▶ [What the task asks] Omit every picture and return the rest of the data unaltered.

▶ [Recorded data]

**********

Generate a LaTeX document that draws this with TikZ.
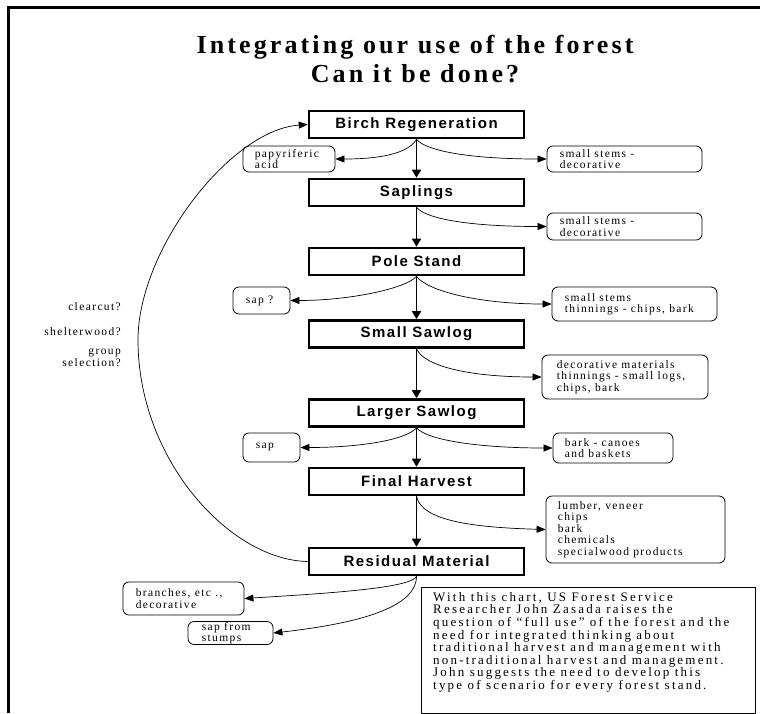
\documentclass[tikz,border=0pt]{standalone}
\usepackage{fontspec}
\usetikzlibrary{arrows.meta}
\newfontfamily\titlefont[LetterSpace=12]{Liberation Serif}
\newfontfamily\boxfont[LetterSpace=10]{Liberation Sans}
\newfontfamily\sidefont[LetterSpace=12]{Liberation Serif}
\newfontfamily\notefont[LetterSpace=17]{Liberation Serif}
\begin{document}
\begin{tikzpicture}[x=1pt,y=-1pt,
  mainbox/.style={draw, line width=2.6pt, minimum width=215pt, minimum height=27pt, inner sep=0pt,
    font=\boxfont\bfseries\fontsize{15}{17}\selectfont},
  sidebox/.style={draw, line width=0.8pt, rounded corners=6pt, inner sep=0pt},
  sidetext/.style={anchor=west, inner sep=0pt, align=left,
    font=\sidefont\fontsize{11.5}{11.5}\selectfont},
  labeltext/.style={anchor=east, inner sep=0pt, align=right,
    font=\sidefont\fontsize{11.5}{11.5}\selectfont},
  mainarrow/.style={line width=1.6pt, -{Triangle[width=9pt,length=8pt]}},
  sidearrow/.style={line width=0.7pt, -{Triangle[width=7pt,length=9pt]}},
  titletext/.style={anchor=base, inner sep=0pt, font=\titlefont\bfseries\fontsize{26}{28}\selectfont},
]
\useasboundingbox (0,0) rectangle (760,713);
\fill[white] (0,0) rectangle (760,713);
% frame
\draw[line width=3pt] (8,713) -- (8,7) -- (760,7);

% title
\node[titletext] (title1) at (415,53) {Integrating our use of the forest};
\node[titletext] (title2) at (415,82) {Can it be done?};

% main chain
\node[mainbox] (birch)    at (416.5,124.5) {Birch Regeneration};
\node[mainbox] (saplings) at (416.5,192.5) {Saplings};
\node[mainbox] (pole)     at (416.5,261.5) {Pole Stand};
\node[mainbox] (small)    at (416.5,334)   {Small Sawlog};
\node[mainbox] (larger)   at (416.5,413)   {Larger Sawlog};
\node[mainbox] (final)    at (416.5,481.5) {Final Harvest};
\node[mainbox] (residual) at (416.5,561.5) {Residual Material};

\draw[mainarrow] (birch.south) -- (saplings.north);
\draw[mainarrow] (saplings.south) -- (pole.north);
\draw[mainarrow] (pole.south) -- (small.north);
\draw[mainarrow] (small.south) -- (larger.north);
\draw[mainarrow] (larger.south) -- (final.north);
\draw[mainarrow] (final.south) -- (residual.north);

% side boxes
\node[sidebox, minimum width=92pt, minimum height=26pt] (papyr) at (289,159) {};
\node[sidetext] (papyrt) at ([xshift=12pt]papyr.west) {papyriferic\\acid};

\node[sidebox, minimum width=155pt, minimum height=26pt] (ss1) at (624.5,159) {};
\node[sidetext] (ss1t) at ([xshift=13pt]ss1.west) {small stems -\\decorative};

\node[sidebox, minimum width=155pt, minimum height=27pt] (ss2) at (624.5,226.5) {};
\node[sidetext] (ss2t) at ([xshift=13pt]ss2.west) {small stems -\\decorative};

\node[sidebox, minimum width=57pt, minimum height=27pt] (sapq) at (261.5,300.5) {};
\node[sidetext] (sapqt) at ([xshift=13pt]sapq.west) {sap ?};

\node[sidebox, minimum width=165pt, minimum height=34pt] (ss3) at (634.5,304) {};
\node[sidetext] (ss3t) at ([xshift=13pt]ss3.west) {small stems\\thinnings - chips, bark};

\node[sidebox, minimum width=166pt, minimum height=44pt] (dec) at (625,377) {};
\node[sidetext] (dect) at ([xshift=15pt]dec.west) {decorative materials\\thinnings - small logs,\\chips, bark};

\node[sidebox, minimum width=57pt, minimum height=29pt] (sap) at (271.5,447.5) {};
\node[sidetext] (sapt) at ([xshift=13pt]sap.west) {sap};

\node[sidebox, minimum width=120pt, minimum height=30pt] (bark) at (613,448) {};
\node[sidetext] (barkt) at ([xshift=12pt]bark.west) {bark - canoes\\and baskets};

\node[sidebox, minimum width=179pt, minimum height=67pt] (lumber) at (635.5,529.5) {};
\node[sidetext] (lumbert) at ([xshift=12pt]lumber.west) {lumber, veneer\\chips\\bark\\chemicals\\specialwood products};

\node[sidebox, minimum width=121pt, minimum height=33pt] (branches) at (183.5,598.5) {};
\node[sidetext] (branchest) at ([xshift=13pt]branches.west) {branches, etc .,\\decorative};

\node[sidebox, minimum width=85pt, minimum height=23pt] (stumps) at (230.5,633) {};
\node[sidetext] (stumpst) at ([xshift=14pt]stumps.west) {sap from\\stumps};

% side connectors
\draw[sidearrow] (birch.south) .. controls +(-8,14) and +(45,0) .. (papyr.east);
\draw[sidearrow] (birch.south) .. controls +(10,12) and +(-75,0) .. (ss1.west);
\draw[sidearrow] (saplings.south) .. controls +(10,12) and +(-75,0) .. (ss2.west);
\draw[sidearrow] (pole.south) .. controls +(-10,12) and +(60,0) .. (sapq.east);
\draw[sidearrow] (pole.south) .. controls +(10,14) and +(-75,0) .. (ss3.west);
\draw[sidearrow] (small.south) .. controls +(8,18) and +(-70,0) .. (dec.west);
\draw[sidearrow] (larger.south) .. controls +(-10,12) and +(60,0) .. (sap.east);
\draw[sidearrow] (larger.south) .. controls +(10,12) and +(-75,0) .. (bark.west);
\draw[sidearrow] (final.south) .. controls +(5,25) and +(-70,-2) .. (lumber.west);
\draw[sidearrow] (residual.south) .. controls +(-5,12) and +(80,-5) .. (branches.east);
\draw[sidearrow] (residual.south) .. controls +(0,35) and +(70,-8) .. (stumps.east);

% big return curve
\draw[sidearrow] (residual.west) .. controls (230,560) and (138,460) .. (138,340)
  .. controls (138,250) and (230,130) .. (birch.west);

% left labels
\node[labeltext] (clear) at (121,307) {clearcut?};
\node[labeltext] (shelter) at (121,332) {shelterwood?};
\node[labeltext] (group) at (121,357.5) {group\\selection?};

% note box
\node[draw, line width=0.9pt, anchor=north west, minimum width=334pt, minimum height=126pt, inner sep=0pt] (notebox) at (421,587) {};
\node[anchor=north west, inner sep=0pt, align=left,
  font=\notefont\fontsize{13}{12.6}\selectfont] (note) at ([xshift=12pt,yshift=-5pt]notebox.north west)
  {With this chart, US Forest Service\\
   Researcher John Zasada raises the\\
   question of “full use” of the forest and the\\
   need for integrated thinking about\\
   traditional harvest and management with\\
   non-traditional harvest and management.\\
   John suggests the need to develop this\\
   type of scenario for every forest stand.};
\end{tikzpicture}
\end{document}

**********

▶ [The reply]
Generate a LaTeX document that draws this with TikZ.
\documentclass[tikz,border=0pt]{standalone}
\usepackage{fontspec}
\usetikzlibrary{arrows.meta}
\newfontfamily\titlefont[LetterSpace=12]{Liberation Serif}
\newfontfamily\boxfont[LetterSpace=10]{Liberation Sans}
\newfontfamily\sidefont[LetterSpace=12]{Liberation Serif}
\newfontfamily\notefont[LetterSpace=17]{Liberation Serif}
\begin{document}
\begin{tikzpicture}[x=1pt,y=-1pt,
  mainbox/.style={draw, line width=2.6pt, minimum width=215pt, minimum height=27pt, inner sep=0pt,
    font=\boxfont\bfseries\fontsize{15}{17}\selectfont},
  sidebox/.style={draw, line width=0.8pt, rounded corners=6pt, inner sep=0pt},
  sidetext/.style={anchor=west, inner sep=0pt, align=left,
    font=\sidefont\fontsize{11.5}{11.5}\selectfont},
  labeltext/.style={anchor=east, inner sep=0pt, align=right,
    font=\sidefont\fontsize{11.5}{11.5}\selectfont},
  mainarrow/.style={line width=1.6pt, -{Triangle[width=9pt,length=8pt]}},
  sidearrow/.style={line width=0.7pt, -{Triangle[width=7pt,length=9pt]}},
  titletext/.style={anchor=base, inner sep=0pt, font=\titlefont\bfseries\fontsize{26}{28}\selectfont},
]
\useasboundingbox (0,0) rectangle (760,713);
\fill[white] (0,0) rectangle (760,713);
% frame
\draw[line width=3pt] (8,713) -- (8,7) -- (760,7);

% title
\node[titletext] (title1) at (415,53) {Integrating our use of the forest};
\node[titletext] (title2) at (415,82) {Can it be done?};

% main chain
\node[mainbox] (birch)    at (416.5,124.5) {Birch Regeneration};
\node[mainbox] (saplings) at (416.5,192.5) {Saplings};
\node[mainbox] (pole)     at (416.5,261.5) {Pole Stand};
\node[mainbox] (small)    at (416.5,334)   {Small Sawlog};
\node[mainbox] (larger)   at (416.5,413)   {Larger Sawlog};
\node[mainbox] (final)    at (416.5,481.5) {Final Harvest};
\node[mainbox] (residual) at (416.5,561.5) {Residual Material};

\draw[mainarrow] (birch.south) -- (saplings.north);
\draw[mainarrow] (saplings.south) -- (pole.north);
\draw[mainarrow] (pole.south) -- (small.north);
\draw[mainarrow] (small.south) -- (larger.north);
\draw[mainarrow] (larger.south) -- (final.north);
\draw[mainarrow] (final.south) -- (residual.north);

% side boxes
\node[sidebox, minimum width=92pt, minimum height=26pt] (papyr) at (289,159) {};
\node[sidetext] (papyrt) at ([xshift=12pt]papyr.west) {papyriferic\\acid};

\node[sidebox, minimum width=155pt, minimum height=26pt] (ss1) at (624.5,159) {};
\node[sidetext] (ss1t) at ([xshift=13pt]ss1.west) {small stems -\\decorative};

\node[sidebox, minimum width=155pt, minimum height=27pt] (ss2) at (624.5,226.5) {};
\node[sidetext] (ss2t) at ([xshift=13pt]ss2.west) {small stems -\\decorative};

\node[sidebox, minimum width=57pt, minimum height=27pt] (sapq) at (261.5,300.5) {};
\node[sidetext] (sapqt) at ([xshift=13pt]sapq.west) {sap ?};

\node[sidebox, minimum width=165pt, minimum height=34pt] (ss3) at (634.5,304) {};
\node[sidetext] (ss3t) at ([xshift=13pt]ss3.west) {small stems\\thinnings - chips, bark};

\node[sidebox, minimum width=166pt, minimum height=44pt] (dec) at (625,377) {};
\node[sidetext] (dect) at ([xshift=15pt]dec.west) {decorative materials\\thinnings - small logs,\\chips, bark};

\node[sidebox, minimum width=57pt, minimum height=29pt] (sap) at (271.5,447.5) {};
\node[sidetext] (sapt) at ([xshift=13pt]sap.west) {sap};

\node[sidebox, minimum width=120pt, minimum height=30pt] (bark) at (613,448) {};
\node[sidetext] (barkt) at ([xshift=12pt]bark.west) {bark - canoes\\and baskets};

\node[sidebox, minimum width=179pt, minimum height=67pt] (lumber) at (635.5,529.5) {};
\node[sidetext] (lumbert) at ([xshift=12pt]lumber.west) {lumber, veneer\\chips\\bark\\chemicals\\specialwood products};

\node[sidebox, minimum width=121pt, minimum height=33pt] (branches) at (183.5,598.5) {};
\node[sidetext] (branchest) at ([xshift=13pt]branches.west) {branches, etc .,\\decorative};

\node[sidebox, minimum width=85pt, minimum height=23pt] (stumps) at (230.5,633) {};
\node[sidetext] (stumpst) at ([xshift=14pt]stumps.west) {sap from\\stumps};

% side connectors
\draw[sidearrow] (birch.south) .. controls +(-8,14) and +(45,0) .. (papyr.east);
\draw[sidearrow] (birch.south) .. controls +(10,12) and +(-75,0) .. (ss1.west);
\draw[sidearrow] (saplings.south) .. controls +(10,12) and +(-75,0) .. (ss2.west);
\draw[sidearrow] (pole.south) .. controls +(-10,12) and +(60,0) .. (sapq.east);
\draw[sidearrow] (pole.south) .. controls +(10,14) and +(-75,0) .. (ss3.west);
\draw[sidearrow] (small.south) .. controls +(8,18) and +(-70,0) .. (dec.west);
\draw[sidearrow] (larger.south) .. controls +(-10,12) and +(60,0) .. (sap.east);
\draw[sidearrow] (larger.south) .. controls +(10,12) and +(-75,0) .. (bark.west);
\draw[sidearrow] (final.south) .. controls +(5,25) and +(-70,-2) .. (lumber.west);
\draw[sidearrow] (residual.south) .. controls +(-5,12) and +(80,-5) .. (branches.east);
\draw[sidearrow] (residual.south) .. controls +(0,35) and +(70,-8) .. (stumps.east);

% big return curve
\draw[sidearrow] (residual.west) .. controls (230,560) and (138,460) .. (138,340)
  .. controls (138,250) and (230,130) .. (birch.west);

% left labels
\node[labeltext] (clear) at (121,307) {clearcut?};
\node[labeltext] (shelter) at (121,332) {shelterwood?};
\node[labeltext] (group) at (121,357.5) {group\\selection?};

% note box
\node[draw, line width=0.9pt, anchor=north west, minimum width=334pt, minimum height=126pt, inner sep=0pt] (notebox) at (421,587) {};
\node[anchor=north west, inner sep=0pt, align=left,
  font=\notefont\fontsize{13}{12.6}\selectfont] (note) at ([xshift=12pt,yshift=-5pt]notebox.north west)
  {With this chart, US Forest Service\\
   Researcher John Zasada raises the\\
   question of “full use” of the forest and the\\
   need for integrated thinking about\\
   traditional harvest and management with\\
   non-traditional harvest and management.\\
   John suggests the need to develop this\\
   type of scenario for every forest stand.};
\end{tikzpicture}
\end{document}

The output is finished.